Unfortunately, the automated board selection feature of Arduino IDE 2.x makes the platform more difficult to use (it is best suited for use with the Tools > Port menu like in the classic IDE). So maybe you will give it another look once the IDE is working better for you, but for now I think it is best to uninstall it in order to remove any unnecessary complexity from the situation.

ptillisch;
Thanks for the reply. It does seem to work now, however, the board selection menu looks like this:
image
That yellow triangle with the exclamation mark is what I typically see in the OS device manager window under "Other Devices".
It does appear to allow me to upload a sketch -- should I just ignore the Yellow Triangle?

I'm very glad to hear that!

Yes.

This :warning: icon is normal and expected when using one of the "not identifiable" boards. What it is intended to do is communicate to the user that the IDE is not certain the selected port is really the Arduino board.

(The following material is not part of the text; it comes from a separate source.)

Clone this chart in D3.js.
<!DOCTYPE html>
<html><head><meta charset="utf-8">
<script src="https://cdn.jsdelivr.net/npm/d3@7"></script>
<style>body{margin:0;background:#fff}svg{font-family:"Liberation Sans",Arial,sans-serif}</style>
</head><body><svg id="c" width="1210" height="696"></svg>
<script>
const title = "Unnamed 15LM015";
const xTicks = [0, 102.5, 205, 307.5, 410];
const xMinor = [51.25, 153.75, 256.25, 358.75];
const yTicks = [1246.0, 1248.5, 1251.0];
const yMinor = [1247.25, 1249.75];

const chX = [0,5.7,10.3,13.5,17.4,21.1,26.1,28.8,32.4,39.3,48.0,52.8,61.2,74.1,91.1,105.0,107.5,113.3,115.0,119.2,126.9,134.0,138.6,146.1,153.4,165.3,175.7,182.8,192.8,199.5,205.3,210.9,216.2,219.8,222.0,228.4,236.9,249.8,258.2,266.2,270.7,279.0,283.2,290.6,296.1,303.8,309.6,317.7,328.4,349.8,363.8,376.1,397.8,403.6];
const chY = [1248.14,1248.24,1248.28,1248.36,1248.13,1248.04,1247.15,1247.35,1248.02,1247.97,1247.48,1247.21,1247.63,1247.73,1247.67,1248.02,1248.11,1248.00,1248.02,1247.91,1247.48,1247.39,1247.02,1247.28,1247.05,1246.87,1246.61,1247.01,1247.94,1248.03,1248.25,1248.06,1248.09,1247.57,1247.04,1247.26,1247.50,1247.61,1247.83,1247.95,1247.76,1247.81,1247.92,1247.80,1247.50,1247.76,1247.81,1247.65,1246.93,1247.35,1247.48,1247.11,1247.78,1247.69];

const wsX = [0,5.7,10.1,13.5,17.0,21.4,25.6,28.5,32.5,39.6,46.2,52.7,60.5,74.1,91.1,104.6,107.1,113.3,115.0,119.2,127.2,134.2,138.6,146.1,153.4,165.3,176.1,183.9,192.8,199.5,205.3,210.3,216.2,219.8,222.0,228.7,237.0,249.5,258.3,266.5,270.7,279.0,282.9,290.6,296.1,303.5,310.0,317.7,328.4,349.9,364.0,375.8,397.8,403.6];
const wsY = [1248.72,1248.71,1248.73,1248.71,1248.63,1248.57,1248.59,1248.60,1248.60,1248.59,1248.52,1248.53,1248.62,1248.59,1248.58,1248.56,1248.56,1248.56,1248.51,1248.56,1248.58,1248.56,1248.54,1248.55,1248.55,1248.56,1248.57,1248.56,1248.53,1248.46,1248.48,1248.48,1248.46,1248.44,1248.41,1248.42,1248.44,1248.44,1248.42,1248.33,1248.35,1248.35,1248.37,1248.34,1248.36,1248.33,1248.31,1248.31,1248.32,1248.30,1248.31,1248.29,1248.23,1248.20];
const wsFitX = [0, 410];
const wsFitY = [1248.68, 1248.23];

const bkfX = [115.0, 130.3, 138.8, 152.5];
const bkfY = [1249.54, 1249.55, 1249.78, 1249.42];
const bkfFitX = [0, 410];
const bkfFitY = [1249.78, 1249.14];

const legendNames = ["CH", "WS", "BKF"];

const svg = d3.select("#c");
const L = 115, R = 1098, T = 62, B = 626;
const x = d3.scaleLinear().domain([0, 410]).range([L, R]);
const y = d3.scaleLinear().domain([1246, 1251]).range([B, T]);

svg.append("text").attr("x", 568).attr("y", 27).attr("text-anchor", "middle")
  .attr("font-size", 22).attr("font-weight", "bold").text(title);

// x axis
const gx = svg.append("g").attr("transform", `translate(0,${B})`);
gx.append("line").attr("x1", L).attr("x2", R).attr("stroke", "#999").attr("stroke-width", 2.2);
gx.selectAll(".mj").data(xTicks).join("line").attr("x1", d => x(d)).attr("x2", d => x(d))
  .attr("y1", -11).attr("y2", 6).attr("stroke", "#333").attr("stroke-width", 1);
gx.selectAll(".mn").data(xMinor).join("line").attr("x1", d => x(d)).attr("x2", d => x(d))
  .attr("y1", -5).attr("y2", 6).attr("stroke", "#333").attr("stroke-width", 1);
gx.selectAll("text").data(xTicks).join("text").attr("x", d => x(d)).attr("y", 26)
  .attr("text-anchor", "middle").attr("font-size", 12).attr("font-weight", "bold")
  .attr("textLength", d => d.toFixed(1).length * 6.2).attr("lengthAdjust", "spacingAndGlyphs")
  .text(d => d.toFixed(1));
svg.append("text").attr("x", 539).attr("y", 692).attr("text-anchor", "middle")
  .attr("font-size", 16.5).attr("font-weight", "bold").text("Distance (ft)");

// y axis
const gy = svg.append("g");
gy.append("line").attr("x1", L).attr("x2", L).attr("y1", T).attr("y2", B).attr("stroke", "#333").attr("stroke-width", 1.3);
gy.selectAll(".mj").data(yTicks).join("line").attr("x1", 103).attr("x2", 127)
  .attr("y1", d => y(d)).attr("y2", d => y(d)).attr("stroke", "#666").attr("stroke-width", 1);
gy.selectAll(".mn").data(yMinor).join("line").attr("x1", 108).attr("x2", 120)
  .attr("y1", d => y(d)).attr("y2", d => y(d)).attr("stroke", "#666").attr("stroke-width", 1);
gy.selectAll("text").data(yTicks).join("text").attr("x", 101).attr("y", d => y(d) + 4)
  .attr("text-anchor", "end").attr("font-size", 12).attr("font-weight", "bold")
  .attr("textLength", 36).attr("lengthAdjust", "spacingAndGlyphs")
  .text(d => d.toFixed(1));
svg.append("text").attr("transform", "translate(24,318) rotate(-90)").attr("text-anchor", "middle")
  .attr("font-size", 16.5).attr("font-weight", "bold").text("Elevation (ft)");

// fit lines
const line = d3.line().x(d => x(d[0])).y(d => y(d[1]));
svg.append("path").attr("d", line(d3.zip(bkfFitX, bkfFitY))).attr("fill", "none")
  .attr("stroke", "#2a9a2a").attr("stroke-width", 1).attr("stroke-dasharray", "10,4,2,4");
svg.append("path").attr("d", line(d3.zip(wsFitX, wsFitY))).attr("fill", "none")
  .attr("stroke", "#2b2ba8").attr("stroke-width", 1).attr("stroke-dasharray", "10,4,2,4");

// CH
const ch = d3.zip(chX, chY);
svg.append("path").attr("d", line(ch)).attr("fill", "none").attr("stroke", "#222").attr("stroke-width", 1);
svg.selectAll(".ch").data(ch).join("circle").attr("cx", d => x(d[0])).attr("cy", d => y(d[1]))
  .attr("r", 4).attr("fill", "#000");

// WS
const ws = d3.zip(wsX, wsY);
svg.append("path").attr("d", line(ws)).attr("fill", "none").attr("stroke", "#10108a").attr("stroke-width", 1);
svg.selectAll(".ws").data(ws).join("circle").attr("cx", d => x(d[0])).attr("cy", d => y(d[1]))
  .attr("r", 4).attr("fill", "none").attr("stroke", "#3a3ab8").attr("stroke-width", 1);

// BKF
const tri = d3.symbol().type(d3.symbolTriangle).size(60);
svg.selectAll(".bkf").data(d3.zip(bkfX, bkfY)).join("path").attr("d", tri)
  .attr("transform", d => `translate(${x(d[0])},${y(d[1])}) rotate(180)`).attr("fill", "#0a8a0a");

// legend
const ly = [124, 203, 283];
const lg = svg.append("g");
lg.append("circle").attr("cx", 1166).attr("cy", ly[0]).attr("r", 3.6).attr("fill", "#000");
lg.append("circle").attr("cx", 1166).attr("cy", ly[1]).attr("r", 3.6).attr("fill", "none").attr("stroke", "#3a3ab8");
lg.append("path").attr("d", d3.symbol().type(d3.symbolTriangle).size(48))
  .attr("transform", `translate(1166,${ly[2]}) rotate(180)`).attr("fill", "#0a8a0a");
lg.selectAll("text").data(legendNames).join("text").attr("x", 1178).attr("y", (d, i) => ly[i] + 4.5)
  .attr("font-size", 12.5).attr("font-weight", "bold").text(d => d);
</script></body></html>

The use of this icon was not really a good choice by the IDE developer because the :warning: icon gives the impression that something is wrong even though with a board such as your ESP32 it is normal and expected that the board is not identifiable. The need to improve this poor user experience is being tracked by the developers here:

One final question.

Assuming the developers of IDE 2.0 are interested in the opinion of the users regarding the overall goodness of the user interface design, who should I send my comments to on the UI design?

Regards -- Ray

This forum category is the appropriate place for support requests, general discussion, and unstructured feedback.

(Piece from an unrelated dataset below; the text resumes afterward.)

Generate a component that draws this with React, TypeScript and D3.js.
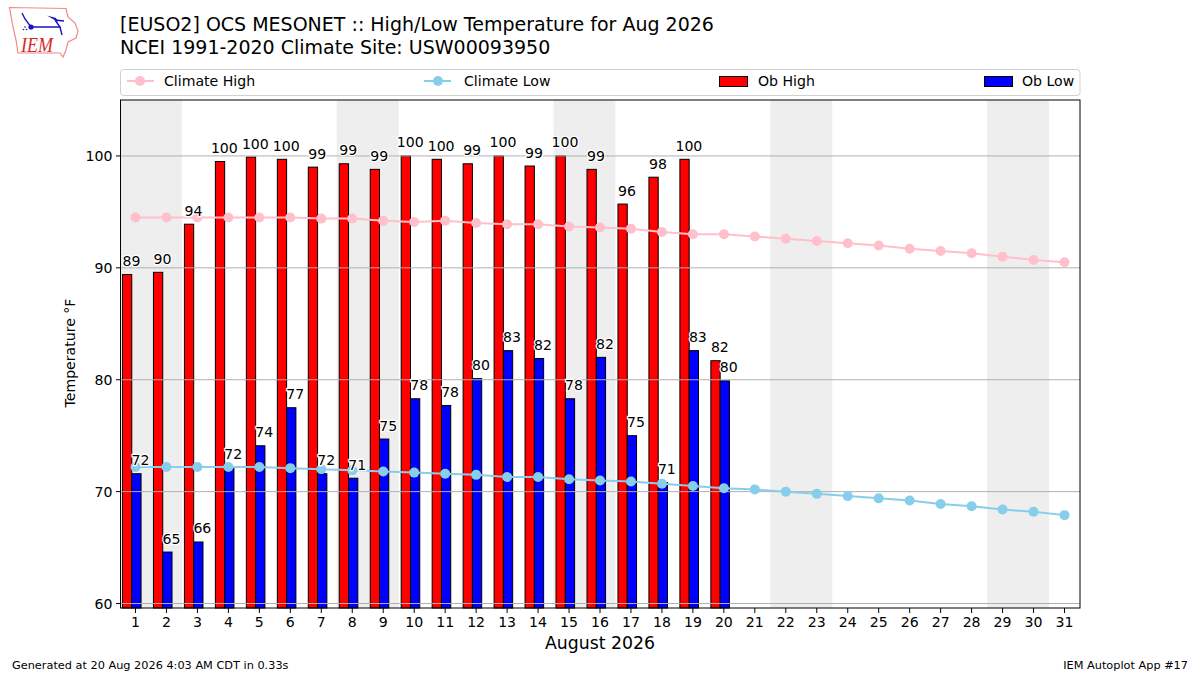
import * as d3 from 'd3';

const DAYS = d3.range(1, 32);
const OB_HIGH = [89.4, 89.6, 93.9, 99.5, 99.9, 99.7, 99.0, 99.3, 98.8, 100.0, 99.7, 99.3, 100.0, 99.1, 100.0, 98.8, 95.7, 98.1, 99.7, 81.7];
const OB_LOW = [71.6, 64.6, 65.5, 72.2, 74.1, 77.5, 71.6, 71.2, 74.7, 78.3, 77.7, 80.1, 82.6, 81.9, 78.3, 82.0, 75.0, 70.8, 82.6, 79.9];
const HIGH_LABELS = [89, 90, 94, 100, 100, 100, 99, 99, 99, 100, 100, 99, 100, 99, 100, 99, 96, 98, 100, 82];
const LOW_LABELS = [72, 65, 66, 72, 74, 77, 72, 71, 75, 78, 78, 80, 83, 82, 78, 82, 75, 71, 83, 80];
const CLIMATE_HIGH = [94.5, 94.5, 94.5, 94.5, 94.5, 94.5, 94.4, 94.4, 94.2, 94.1, 94.2, 94.0, 93.9, 93.9, 93.7, 93.6, 93.5, 93.2, 93.0, 93.0, 92.8, 92.6, 92.4, 92.2, 92.0, 91.7, 91.5, 91.3, 91.0, 90.7, 90.5];
const CLIMATE_LOW = [72.2, 72.2, 72.2, 72.2, 72.2, 72.1, 72.0, 71.9, 71.8, 71.7, 71.6, 71.5, 71.3, 71.3, 71.1, 71.0, 70.9, 70.7, 70.5, 70.3, 70.2, 70.0, 69.8, 69.6, 69.4, 69.2, 68.9, 68.7, 68.4, 68.2, 67.9];
const WEEKENDS = [[0.5, 2.5], [7.5, 9.5], [14.5, 16.5], [21.5, 23.5], [28.5, 30.5]];
const Y_TICKS = [60, 70, 80, 90, 100];

const FONT = '"DejaVu Sans", sans-serif';
const TXT = 14.1;

export default function App() {
  const left = 120.5, right = 1080, top = 100, bottom = 608;
  const x = d3.scaleLinear().domain([0.5, 31.5]).range([left - 0.5, right]);
  const y = d3.scaleLinear().domain([59.6, 105]).range([bottom, top]);
  const barW = x(1.3) - x(1);
  const line = d3.line<number>().x((_, i) => x(DAYS[i])).y(d => y(d));

  return (
    <svg width={1200} height={675} style={{ position: 'absolute', left: 0, top: 0 }} fontFamily={FONT}>
      <rect width={1200} height={675} fill="white" />

      {/* IEM logo */}
      <path d="M9.5 7.5 L66 8.5 L68 17 L75 23 L78 31 L76 38 L68 42 L66 50 L63 57 L60 53 L18 53 L16 40 L13 27 Z" fill="white" stroke="#f08a8a" strokeWidth={1.2} />
      <path d="M22 13 L25 19 L31 27 L60 27 L55 20 M55 20 L64 21 M60 27 L62 35" fill="none" stroke="#1414c8" strokeWidth={1.4} />
      <path d="M47 15.5 L56 18 L58 22 Z" fill="#1414c8" />
      <circle cx={31} cy={27} r={2.6} fill="#1414c8" />
      <circle cx={25} cy={27} r={0.8} fill="#1414c8" />
      <circle cx={23.5} cy={29.5} r={0.8} fill="#1414c8" />
      <circle cx={26.5} cy={29.5} r={0.8} fill="#1414c8" />
      <text x={21} y={52} fontSize={21} textLength={32} lengthAdjust="spacingAndGlyphs" fontFamily='"Liberation Serif", serif' fontStyle="italic" fill="#d42a2a">IEM</text>

      {/* Title */}
      <text x={120} y={31} fontSize={19} fill="black">[EUSO2] OCS MESONET :: High/Low Temperature for Aug 2026</text>
      <text x={120} y={54} fontSize={19} fill="black">NCEI 1991-2020 Climate Site: USW00093950</text>

      {/* Legend */}
      <rect x={120.5} y={69.5} width={959.5} height={26} rx={3} fill="white" stroke="#d0d0d0" />
      <line x1={127} x2={154} y1={81} y2={81} stroke="pink" strokeWidth={2} />
      <circle cx={140} cy={81} r={5} fill="pink" />
      <text x={164} y={86} fontSize={TXT}>Climate High</text>
      <line x1={424} x2={451} y1={81} y2={81} stroke="skyblue" strokeWidth={2} />
      <circle cx={438} cy={81} r={5} fill="skyblue" />
      <text x={464} y={86} fontSize={TXT}>Climate Low</text>
      <rect x={719.5} y={76.5} width={28} height={10} fill="red" stroke="black" />
      <text x={758} y={86} fontSize={TXT}>Ob High</text>
      <rect x={984.5} y={76.5} width={28} height={10} fill="blue" stroke="black" />
      <text x={1022} y={86} fontSize={TXT}>Ob Low</text>

      {/* Weekend shading */}
      {WEEKENDS.map(([a, b]) => (
        <rect key={a} x={x(a)} y={top} width={x(b) - x(a)} height={bottom - top} fill="#eeeeee" />
      ))}

      {/* Bars */}
      {OB_HIGH.map((v, i) => (
        <rect key={i} x={x(DAYS[i] - 0.42)} y={y(v)} width={barW} height={bottom - y(v)} fill="red" stroke="black" strokeWidth={1} />
      ))}
      {OB_LOW.map((v, i) => (
        <rect key={i} x={x(DAYS[i] - 0.12)} y={y(v)} width={barW} height={bottom - y(v)} fill="blue" stroke="black" strokeWidth={1} />
      ))}

      {/* Grid */}
      {Y_TICKS.map(t => (
        <line key={t} x1={left} x2={right} y1={y(t)} y2={y(t)} stroke="#b0b0b0" strokeWidth={1} />
      ))}

      {/* Climate lines */}
      <path d={line(CLIMATE_HIGH) ?? ''} fill="none" stroke="pink" strokeWidth={2} />
      {CLIMATE_HIGH.map((v, i) => <circle key={i} cx={x(DAYS[i])} cy={y(v)} r={5} fill="pink" />)}
      <path d={line(CLIMATE_LOW) ?? ''} fill="none" stroke="skyblue" strokeWidth={2} />
      {CLIMATE_LOW.map((v, i) => <circle key={i} cx={x(DAYS[i])} cy={y(v)} r={5} fill="skyblue" />)}

      {/* Value labels */}
      {OB_HIGH.map((v, i) => (
        <text key={i} x={x(DAYS[i] - 0.13)} y={y(v) - 8.5} textAnchor="middle" fontSize={TXT} stroke="white" strokeWidth={2.5} paintOrder="stroke" fill="black">
          {HIGH_LABELS[i]}
        </text>
      ))}
      {OB_LOW.map((v, i) => (
        <text key={i} x={x(DAYS[i] + 0.16)} y={y(v) - 8.5} textAnchor="middle" fontSize={TXT} stroke="white" strokeWidth={2.5} paintOrder="stroke" fill="black">
          {LOW_LABELS[i]}
        </text>
      ))}

      {/* Frame and axes */}
      <rect x={left} y={top} width={right - left} height={bottom - top} fill="none" stroke="black" strokeWidth={1} />
      {Y_TICKS.map(t => (
        <g key={t}>
          <line x1={left - 4.5} x2={left} y1={y(t)} y2={y(t)} stroke="black" />
          <text x={left - 8} y={y(t) + 5} textAnchor="end" fontSize={TXT}>{t}</text>
        </g>
      ))}
      {DAYS.map(d => (
        <g key={d}>
          <line x1={x(d)} x2={x(d)} y1={bottom} y2={bottom + 5} stroke="black" />
          <text x={x(d)} y={bottom + 19} textAnchor="middle" fontSize={TXT}>{d}</text>
        </g>
      ))}
      <text x={600} y={649} textAnchor="middle" fontSize={17.3}>August 2026</text>
      <text transform="translate(75,353) rotate(-90)" textAnchor="middle" fontSize={TXT}>Temperature °F</text>

      {/* Footer */}
      <text x={12} y={669} fontSize={11.3}>Generated at 20 Aug 2026 4:03 AM CDT in 0.33s</text>
      <text x={1188} y={669} textAnchor="end" fontSize={11.3}>IEM Autoplot App #17</text>
    </svg>
  );
}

Well defined, formal bug reports and feature requests should be submitted as issues to the Arduino IDE 2.x code repository on GitHub:

https://github.com/arduino/arduino-ide/issues

Please do a search of the existing issues before submitting a new one to avoid duplicates.


I try to act as a bridge between the forum and GitHub by identifying reports of previously unknown bugs and transferring them to GitHub and also by linking existing formal reports back to the forum so that the affected users can easily track the progress on their resolution. However, I am somewhat limited in that because I make a policy to only report bugs I am able to personally reproduce, and some bugs only affect a subset of users. So it is good for the users to directly submit reports when possible.

Even then, I have observed that sometimes discussion that occurs here with the forum community provides refinements to reports by the time they reach the issue tracker on GitHub. So you are always welcome to share your ideas here even if you plan to also report them on GitHub.